I prompted co-chair Baishakhi Taylor and co-chair Tina Brook ’18 to return to the case as co-chair Brook entered her position in J-Term 2018. Co-chair Taylor responded to me in an email dated Feb. 5, 2018, that she “understood Kim Downs-Burns addressed [the issue] when she came to CC last Spring and had a detailed conversation about it.” Co-chair Brook did not reply at all. It is quite possible that they had not read the minutes from spring 2017 that quite clearly illustrated the conversation remained unfinished.


In any case, Community Council also dropped the ball.


Andrew Sebald:


I felt manipulated and lied to by Middlebury’s Student Financial Services. As I stated before, both my mother and I did as much as we could to prove that my father was someone who was not interested in paying for my education, but for almost two years they seemed to brush our questions and qualms aside as if meaningless. Two years is an excruciating amount of time necessary in order to schedule and have a 30-minute appointment with the right person to tell them that the financial aid plan you have been given is thousands of dollars more than you can afford. Policy — which, as Travis noted, is questionably followed — was enough to force me to speak to my abusive father and continue to drain my family and my capacity to continue at Middlebury College.


This article is specifically a critique of the policies of Student Financial Services and how they are being enforced. It is also a critique of the actions of bodies complicit in the continued existence of this problem, like the 2017–2018 Community Council, which failed to take up the issue again until very recently. We hope that the Council follows through with the recommendation they are currently discussing, and returns to supporting students with non-custodial parents on financial aid more actively. The policy has a large impact on the lives of several students here on campus, and the problem cannot continue to remain unspoken within the sunken pockets of Middlebury College students and their parents.
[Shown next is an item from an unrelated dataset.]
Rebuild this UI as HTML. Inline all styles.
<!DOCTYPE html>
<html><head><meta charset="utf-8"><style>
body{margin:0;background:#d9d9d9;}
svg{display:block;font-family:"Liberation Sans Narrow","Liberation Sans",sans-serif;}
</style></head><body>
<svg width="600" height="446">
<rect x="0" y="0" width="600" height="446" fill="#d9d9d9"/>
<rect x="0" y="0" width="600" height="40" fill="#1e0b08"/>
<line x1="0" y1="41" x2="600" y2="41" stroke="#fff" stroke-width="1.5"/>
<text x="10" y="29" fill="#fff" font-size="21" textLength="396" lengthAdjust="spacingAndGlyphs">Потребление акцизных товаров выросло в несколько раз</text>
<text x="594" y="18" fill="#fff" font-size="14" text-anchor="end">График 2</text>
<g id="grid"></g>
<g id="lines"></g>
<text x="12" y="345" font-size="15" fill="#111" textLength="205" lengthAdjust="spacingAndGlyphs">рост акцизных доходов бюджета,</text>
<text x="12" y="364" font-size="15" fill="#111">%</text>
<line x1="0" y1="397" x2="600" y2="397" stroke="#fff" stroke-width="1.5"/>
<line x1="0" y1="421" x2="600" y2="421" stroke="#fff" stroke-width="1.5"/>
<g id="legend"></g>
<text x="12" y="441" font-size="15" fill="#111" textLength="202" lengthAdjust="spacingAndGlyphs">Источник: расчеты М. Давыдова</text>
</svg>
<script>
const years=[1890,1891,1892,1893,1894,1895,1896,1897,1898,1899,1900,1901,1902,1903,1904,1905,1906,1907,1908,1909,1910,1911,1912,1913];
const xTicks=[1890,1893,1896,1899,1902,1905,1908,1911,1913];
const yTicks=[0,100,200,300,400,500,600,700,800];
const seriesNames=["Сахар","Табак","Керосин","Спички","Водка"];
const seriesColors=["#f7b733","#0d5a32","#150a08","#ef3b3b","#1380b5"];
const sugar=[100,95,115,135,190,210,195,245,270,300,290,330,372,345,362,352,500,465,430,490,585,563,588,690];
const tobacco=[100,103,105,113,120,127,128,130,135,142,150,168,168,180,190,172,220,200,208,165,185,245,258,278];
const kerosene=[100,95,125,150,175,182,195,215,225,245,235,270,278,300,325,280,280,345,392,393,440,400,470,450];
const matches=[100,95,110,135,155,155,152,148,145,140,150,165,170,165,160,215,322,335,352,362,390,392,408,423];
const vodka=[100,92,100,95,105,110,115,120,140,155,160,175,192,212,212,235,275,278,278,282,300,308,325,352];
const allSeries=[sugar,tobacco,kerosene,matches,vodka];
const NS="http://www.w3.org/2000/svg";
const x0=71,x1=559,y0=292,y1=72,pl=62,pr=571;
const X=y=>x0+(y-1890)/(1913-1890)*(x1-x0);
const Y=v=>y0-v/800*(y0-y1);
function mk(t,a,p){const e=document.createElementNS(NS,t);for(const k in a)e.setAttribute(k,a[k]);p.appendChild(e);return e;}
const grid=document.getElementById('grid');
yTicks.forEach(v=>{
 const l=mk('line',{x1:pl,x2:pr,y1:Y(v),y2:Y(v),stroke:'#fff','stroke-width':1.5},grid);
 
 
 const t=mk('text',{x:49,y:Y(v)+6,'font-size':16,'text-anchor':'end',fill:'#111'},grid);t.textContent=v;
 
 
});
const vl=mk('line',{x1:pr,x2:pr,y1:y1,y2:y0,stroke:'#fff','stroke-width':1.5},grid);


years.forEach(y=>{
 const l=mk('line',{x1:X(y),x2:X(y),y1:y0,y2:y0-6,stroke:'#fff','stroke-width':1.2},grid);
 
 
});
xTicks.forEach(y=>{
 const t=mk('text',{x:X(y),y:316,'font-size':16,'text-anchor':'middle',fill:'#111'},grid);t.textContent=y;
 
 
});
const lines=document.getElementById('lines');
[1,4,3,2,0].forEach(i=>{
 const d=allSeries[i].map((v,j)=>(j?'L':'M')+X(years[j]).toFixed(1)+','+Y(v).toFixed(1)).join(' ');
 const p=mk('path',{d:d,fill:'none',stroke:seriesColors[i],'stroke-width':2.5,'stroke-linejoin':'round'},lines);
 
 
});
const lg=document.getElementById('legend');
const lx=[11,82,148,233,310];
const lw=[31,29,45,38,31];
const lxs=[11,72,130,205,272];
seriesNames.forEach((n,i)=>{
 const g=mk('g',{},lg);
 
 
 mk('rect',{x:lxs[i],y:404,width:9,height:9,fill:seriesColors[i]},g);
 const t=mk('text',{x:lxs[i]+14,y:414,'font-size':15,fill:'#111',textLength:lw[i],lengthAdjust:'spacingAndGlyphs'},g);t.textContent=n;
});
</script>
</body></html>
We ask that Middlebury re-consider how it evaluates non-custodial waiver form requests. If “willingness to pay” is not an acceptable rubric, then we ask Student Financial Services to actually follow through on their policy to take the “whole picture” of a student’s complex family situation into account when approving non-custodial waiver forms. Since SFS already claims to do this, as they stated in Community Council, following through should not be an issue.


Secondly, we ask that Student Financial Services look into renegotiating the requirement that non-custodial parents and students not be in contact for ten years to qualify for the waiver. SFS — as well as the 568 Group generally — need to reform financial aid policies that have been put in place before to better suit the needs for students like me at their schools or they need to stop lying about successfully supporting a “need-blind” policy.
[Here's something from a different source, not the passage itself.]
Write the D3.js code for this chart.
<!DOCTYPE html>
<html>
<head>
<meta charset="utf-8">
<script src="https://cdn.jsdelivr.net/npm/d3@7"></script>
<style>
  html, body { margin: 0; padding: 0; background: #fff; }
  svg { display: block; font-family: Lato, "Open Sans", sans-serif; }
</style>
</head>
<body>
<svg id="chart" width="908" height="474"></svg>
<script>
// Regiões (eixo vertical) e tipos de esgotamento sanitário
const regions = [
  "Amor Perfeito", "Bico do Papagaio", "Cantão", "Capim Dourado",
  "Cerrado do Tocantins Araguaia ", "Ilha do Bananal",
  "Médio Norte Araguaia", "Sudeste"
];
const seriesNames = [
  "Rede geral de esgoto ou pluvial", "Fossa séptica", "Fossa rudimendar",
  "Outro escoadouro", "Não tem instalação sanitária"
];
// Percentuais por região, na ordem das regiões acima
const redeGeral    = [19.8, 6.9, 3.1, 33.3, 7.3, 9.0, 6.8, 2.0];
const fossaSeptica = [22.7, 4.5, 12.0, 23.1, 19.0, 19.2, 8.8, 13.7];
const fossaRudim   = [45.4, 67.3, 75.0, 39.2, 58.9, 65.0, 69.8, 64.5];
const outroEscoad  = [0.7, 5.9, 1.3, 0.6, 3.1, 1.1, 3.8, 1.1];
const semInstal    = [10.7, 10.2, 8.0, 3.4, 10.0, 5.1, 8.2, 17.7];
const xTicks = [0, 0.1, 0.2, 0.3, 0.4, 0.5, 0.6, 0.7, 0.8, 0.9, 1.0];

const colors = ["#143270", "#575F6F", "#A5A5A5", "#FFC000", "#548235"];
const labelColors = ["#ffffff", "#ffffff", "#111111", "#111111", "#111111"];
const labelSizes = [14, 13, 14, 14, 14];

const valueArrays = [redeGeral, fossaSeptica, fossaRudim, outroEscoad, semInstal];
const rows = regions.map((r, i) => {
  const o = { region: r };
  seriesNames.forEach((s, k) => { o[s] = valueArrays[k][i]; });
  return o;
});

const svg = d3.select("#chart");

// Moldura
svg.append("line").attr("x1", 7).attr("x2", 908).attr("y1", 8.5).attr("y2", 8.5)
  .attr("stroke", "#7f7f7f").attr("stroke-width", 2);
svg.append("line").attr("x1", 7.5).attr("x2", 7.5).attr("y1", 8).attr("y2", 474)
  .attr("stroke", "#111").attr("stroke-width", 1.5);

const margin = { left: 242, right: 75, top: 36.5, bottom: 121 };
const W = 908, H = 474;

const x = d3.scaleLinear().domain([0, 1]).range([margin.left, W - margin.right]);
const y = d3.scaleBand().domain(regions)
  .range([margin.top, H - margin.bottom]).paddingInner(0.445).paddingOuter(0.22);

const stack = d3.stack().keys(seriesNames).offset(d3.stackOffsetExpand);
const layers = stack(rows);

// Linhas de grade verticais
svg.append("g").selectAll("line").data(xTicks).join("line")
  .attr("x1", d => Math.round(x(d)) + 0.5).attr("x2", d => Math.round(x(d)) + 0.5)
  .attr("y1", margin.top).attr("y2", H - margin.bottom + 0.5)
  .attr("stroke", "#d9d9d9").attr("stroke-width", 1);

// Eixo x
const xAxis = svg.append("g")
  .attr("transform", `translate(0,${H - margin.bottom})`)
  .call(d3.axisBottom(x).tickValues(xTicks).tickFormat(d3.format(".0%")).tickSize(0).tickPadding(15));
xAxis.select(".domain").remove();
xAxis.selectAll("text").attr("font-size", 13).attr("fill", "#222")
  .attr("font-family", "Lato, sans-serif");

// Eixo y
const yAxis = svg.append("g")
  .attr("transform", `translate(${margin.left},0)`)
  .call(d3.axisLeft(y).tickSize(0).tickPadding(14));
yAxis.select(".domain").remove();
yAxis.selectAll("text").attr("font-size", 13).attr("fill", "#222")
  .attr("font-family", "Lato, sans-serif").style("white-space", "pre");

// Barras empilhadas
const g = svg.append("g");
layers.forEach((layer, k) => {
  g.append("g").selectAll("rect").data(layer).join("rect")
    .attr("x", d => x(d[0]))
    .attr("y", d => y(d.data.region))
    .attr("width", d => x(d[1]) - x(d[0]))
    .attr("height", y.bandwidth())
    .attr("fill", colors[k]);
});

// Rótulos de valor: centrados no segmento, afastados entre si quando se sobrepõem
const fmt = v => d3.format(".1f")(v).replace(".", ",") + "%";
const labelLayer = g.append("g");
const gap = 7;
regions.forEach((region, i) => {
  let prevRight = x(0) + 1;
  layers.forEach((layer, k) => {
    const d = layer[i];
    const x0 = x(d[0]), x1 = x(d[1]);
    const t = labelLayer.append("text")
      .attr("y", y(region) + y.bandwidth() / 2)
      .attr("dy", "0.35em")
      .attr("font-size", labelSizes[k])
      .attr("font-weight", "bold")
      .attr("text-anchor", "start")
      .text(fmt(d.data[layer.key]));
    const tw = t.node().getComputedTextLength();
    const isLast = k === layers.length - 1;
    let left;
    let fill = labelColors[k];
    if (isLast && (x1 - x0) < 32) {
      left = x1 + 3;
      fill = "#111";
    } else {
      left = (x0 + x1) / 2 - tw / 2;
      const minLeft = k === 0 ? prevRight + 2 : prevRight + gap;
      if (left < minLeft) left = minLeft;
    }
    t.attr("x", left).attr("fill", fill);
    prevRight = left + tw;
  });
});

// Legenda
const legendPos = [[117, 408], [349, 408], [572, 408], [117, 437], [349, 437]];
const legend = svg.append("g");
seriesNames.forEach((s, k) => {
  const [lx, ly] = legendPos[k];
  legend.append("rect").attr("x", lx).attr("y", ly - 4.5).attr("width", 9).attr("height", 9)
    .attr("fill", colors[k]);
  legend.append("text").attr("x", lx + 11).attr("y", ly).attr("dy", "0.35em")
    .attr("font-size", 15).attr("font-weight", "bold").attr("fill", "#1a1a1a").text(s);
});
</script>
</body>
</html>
Finally, we ask Student Financial Services to reevaluate how they treat student financial aid cases. Instead of treating cases like mine as they do, they could make an active effort to maintain a good relationship with students with non-custodial parents on financial aid at Middlebury. The process is opaque, inaccessible, and decides like a divine force the entire college experience of many students on campus. I applied to this school thinking that our financial aid would be fair based on our circumstances. I applied to this school feeling that my mom would not have to take out loan after loan in order for me to attend here. Frankly, if I had known what was to come, I highly doubt I would have applied to Middlebury College.